TyJK / EchoBurst

A browser extension that utilizes sentiment analysis to find and highlight constructive comments on various social media platforms that oppose the users worldview in order to encourage them to break out of the echo chambers the internet has allowed us to construct.
MIT License
39 stars 4 forks source link

Web Scraping #9

Closed TyJK closed 5 years ago

TyJK commented 7 years ago

Web Scraping

This issue is primarily to ensure organization of any web scraping efforts. If you are going to try to scrape a URL, mention which one it is so others don't do the same.

Instructions

Sign up for Portia, a free, visual web scraping tool. Portia lets you set up simple rules for how the spider (aka web crawler) will navigate the site, and then lets you visually mark what content you want to scrape. This pattern will then be utilized on other pages. Multiple patterns can be given to ensure proper scraping across multiple page formats. There ARE likely more efficient and clever methods of scraping, but this is the most feasible I've found that people who don't have any specialized knowledge will be able to use. If you have any of that specialized knowledge, please feel free to speak up and make suggestions.

Tutorial

Tutorial Video Portia Documentation

Important Note Make SURE that when you have the text highlighted, it's scraping text and only text. This will mean you won't have to worry about it scraping images or other undesirable content.

Also, if you are able to get all your data with only one sample (you can add to the sample by clicking the little four square icon near the minus sign), do that and name it field1. This provides a standard and makes cleaning easier.
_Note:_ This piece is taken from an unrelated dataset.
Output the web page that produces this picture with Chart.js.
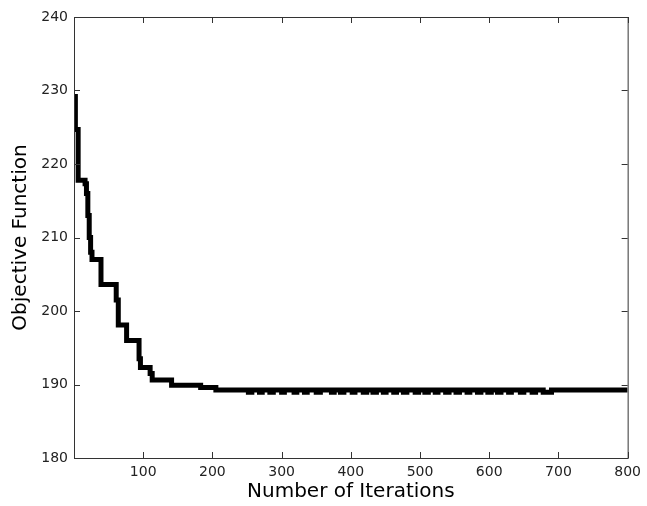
<!DOCTYPE html>
<html>
<head>
<meta charset="utf-8">
<script src="https://cdn.jsdelivr.net/npm/chart.js@4.4.0/dist/chart.umd.min.js"></script>
<style>
  body { margin: 0; background: #fff; }
  canvas { display: block; }
</style>
</head>
<body>
<canvas id="chart" width="647" height="506"></canvas>
<script>
// iteration number where the objective changes value
const iterations = [
  0, 2, 6, 16, 18, 20, 22, 24, 26, 39, 61, 64, 76, 94, 96, 110, 113, 141, 183, 205,
  252, 257, 268, 272, 283, 288, 300, 304, 318, 322, 333, 337, 350, 356, 372, 376,
  385, 390, 402, 406, 418, 423, 432, 437, 447, 451, 462, 466, 476, 481, 493, 498,
  507, 512, 522, 526, 537, 542, 552, 557, 568, 572, 583, 588, 598, 603, 612, 617,
  628, 632, 645, 650, 662, 667, 678, 690, 800
];
const objective = [
  229.2, 224.7, 217.8, 217.3, 216.0, 213.0, 210.0, 208.0, 207.0, 203.6, 201.5, 198.1, 196.0, 193.5, 192.3, 191.5, 190.6, 189.9, 189.6, 189.25,
  188.95, 189.25, 188.95, 189.25, 188.95, 189.25, 188.95, 189.25, 188.95, 189.25, 188.95, 189.25, 188.95, 189.25, 188.95, 189.25,
  188.95, 189.25, 188.95, 189.25, 188.95, 189.25, 188.95, 189.25, 188.95, 189.25, 188.95, 189.25, 188.95, 189.25, 188.95, 189.25,
  188.95, 189.25, 188.95, 189.25, 188.95, 189.25, 188.95, 189.25, 188.95, 189.25, 188.95, 189.25, 188.95, 189.25, 188.95, 189.25,
  188.95, 189.25, 188.95, 189.25, 188.95, 189.25, 188.95, 189.25, 189.25
];

const xTicks = [0, 100, 200, 300, 400, 500, 600, 700, 800];
const yTicks = [180, 190, 200, 210, 220, 230, 240];

const points = iterations.map((x, i) => ({ x: x, y: objective[i] }));

Chart.defaults.font.family = 'DejaVu Sans';
Chart.defaults.color = '#222';

// box around the plot with inward ticks on all four sides
const matlabFrame = {
  id: 'matlabFrame',
  afterDraw(chart) {
    const { ctx, chartArea: a, scales } = chart;
    ctx.save();
    ctx.strokeStyle = '#333';
    ctx.lineWidth = 1;
    ctx.strokeRect(a.left + 0.5, a.top + 0.5, a.right - a.left, a.bottom - a.top);
    ctx.beginPath();
    xTicks.forEach(v => {
      const px = Math.round(scales.x.getPixelForValue(v)) + 0.5;
      ctx.moveTo(px, a.bottom); ctx.lineTo(px, a.bottom - 6);
      ctx.moveTo(px, a.top); ctx.lineTo(px, a.top + 6);
    });
    yTicks.forEach(v => {
      const py = Math.round(scales.y.getPixelForValue(v)) + 0.5;
      ctx.moveTo(a.left, py); ctx.lineTo(a.left + 6, py);
      ctx.moveTo(a.right, py); ctx.lineTo(a.right - 6, py);
    });
    ctx.stroke();
    ctx.restore();
  }
};

new Chart(document.getElementById('chart'), {
  type: 'line',
  data: {
    datasets: [{
      data: points,
      stepped: 'before',
      borderColor: '#000',
      borderWidth: 5,
      pointRadius: 0,
      fill: false
    }]
  },
  options: {
    responsive: false,
    animation: false,
    layout: { padding: { top: 17, right: 14, left: 0, bottom: 0 } },
    plugins: { legend: { display: false }, tooltip: { enabled: false } },
    scales: {
      x: {
        type: 'linear',
        min: 0,
        max: 800,
        afterFit: s => { s.height = 48; },
        afterBuildTicks: s => { s.ticks = xTicks.map(v => ({ value: v })); },
        grid: { drawOnChartArea: false, drawTicks: false },
        border: { display: false },
        ticks: {
          padding: 6,
          maxRotation: 0,
          autoSkip: false,
          font: { size: 14 },
          callback: v => (v === 0 ? '' : v)
        },
        title: {
          display: true,
          text: 'Number of Iterations',
          color: '#000',
          font: { size: 20 },
          padding: { top: 0, bottom: 2 }
        }
      },
      y: {
        min: 180,
        max: 240,
        afterFit: s => { s.width = 74; },
        afterBuildTicks: s => { s.ticks = yTicks.map(v => ({ value: v })); },
        grid: { drawOnChartArea: false, drawTicks: false },
        border: { display: false },
        ticks: { padding: 6, font: { size: 14 } },
        title: {
          display: true,
          text: 'Objective Function',
          color: '#000',
          font: { size: 20 },
          padding: { top: 9, bottom: 0 }
        }
      }
    }
  },
  plugins: [matlabFrame]
});
</script>
</body>
</html>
If this isn't possible though, no worries.

Running the Scraper

It's hard to tell how long the process will run for. It can take several hours to scrape one site, depending on its size, so keep that in mind when deciding how many sites you'll scrape. Once the scraper is running, it's a good idea to check the log as soon as you can to make sure that, in general, the scraper is doing what you want it to.

Uploading data

One thing that wasn't mentioned in the tutorial (woops) was how to upload. Click on the items number once it's completed, and then go to the Export button in the top right. Select "JSONL" and download the file. Then upload it to the Data folder when finished.

Thank you so much for your contribution!